More spectacularly, there was 10 m (33 feet) movement laterally and 4 to 5 m (13 to 16 feet) vertically along the fault line. Early speculation was that some of the smaller islands southwest of Sumatra may have moved southwest by up to 20 m (66 feet). There were also calculations that the northern tip of Sumatra, which is on the Burma Plate (the southern regions are on the Sunda Plate), may have moved up to 36 m (118 ft) southwest. Since movement was vertical as well as lateral, some coastal areas may now be below sea level. Measurements using GPS and satellite imagery are being used to determine the extent and nature of actual geophysical change [32]. The Andaman and Nicobar Islands appear to have shifted southwest [33] by around 4 m, according to GPS data.

In February 2005, the Royal Navy vessel HMS Scott surveyed the sea bed around the earthquake zone, which varies in depth between 1,000 m (3,300 feet) and 5,000 m (16,500 feet) west of Sumatra. The survey, conducted using a high-resolution multi-beam sonar system, revealed that the earthquake had had a huge impact on the topography of the sea bed. It had created large thrust ridges, about 1,500 m high, which have collapsed in places to produce large landslides several kilometres across. One landslide consisted of a single block of material some 100 m (300 feet) high and 2 km (1.25 miles) long. The force of the displaced water was such that individual blocks of rock, massing millions of tons apiece, were dragged as much as 10 km (7 miles) across the sea bed. An newly-formed oceanic trench several kilometres wide was also found in the earthquake zone [34].

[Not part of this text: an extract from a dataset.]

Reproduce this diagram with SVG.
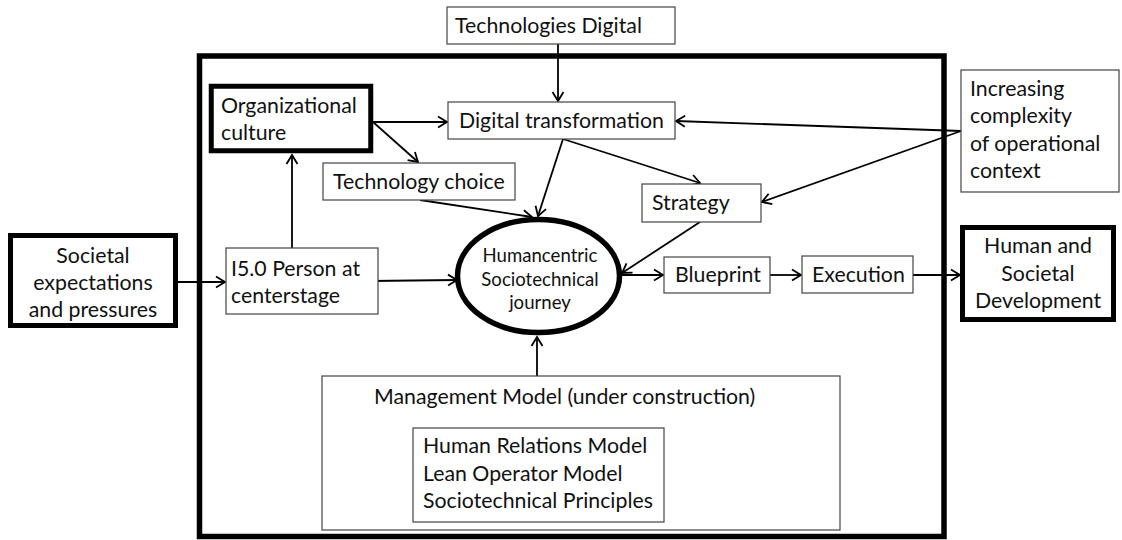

By a beneficial and remarkable coincidence, satellites TOPEX/Poseidon and Jason 1 happened to pass over the tsunami as it was crossing the ocean [35]. These satellites carry radars that measure precisely the height of the water surface; anomalies of the order of 50 cm (20 inches) were measured. Measurements from these satellites may prove invaluable for the understanding of the earthquake and tsunami [36]. Unlike data from tide gauges installed on shores, measurements obtained in the middle of the ocean can be used for computing the parameters of the source earthquake without having to compensate for complex effects close to the coast. Inversion of this height data may help adjust the parameters for the source earthquake.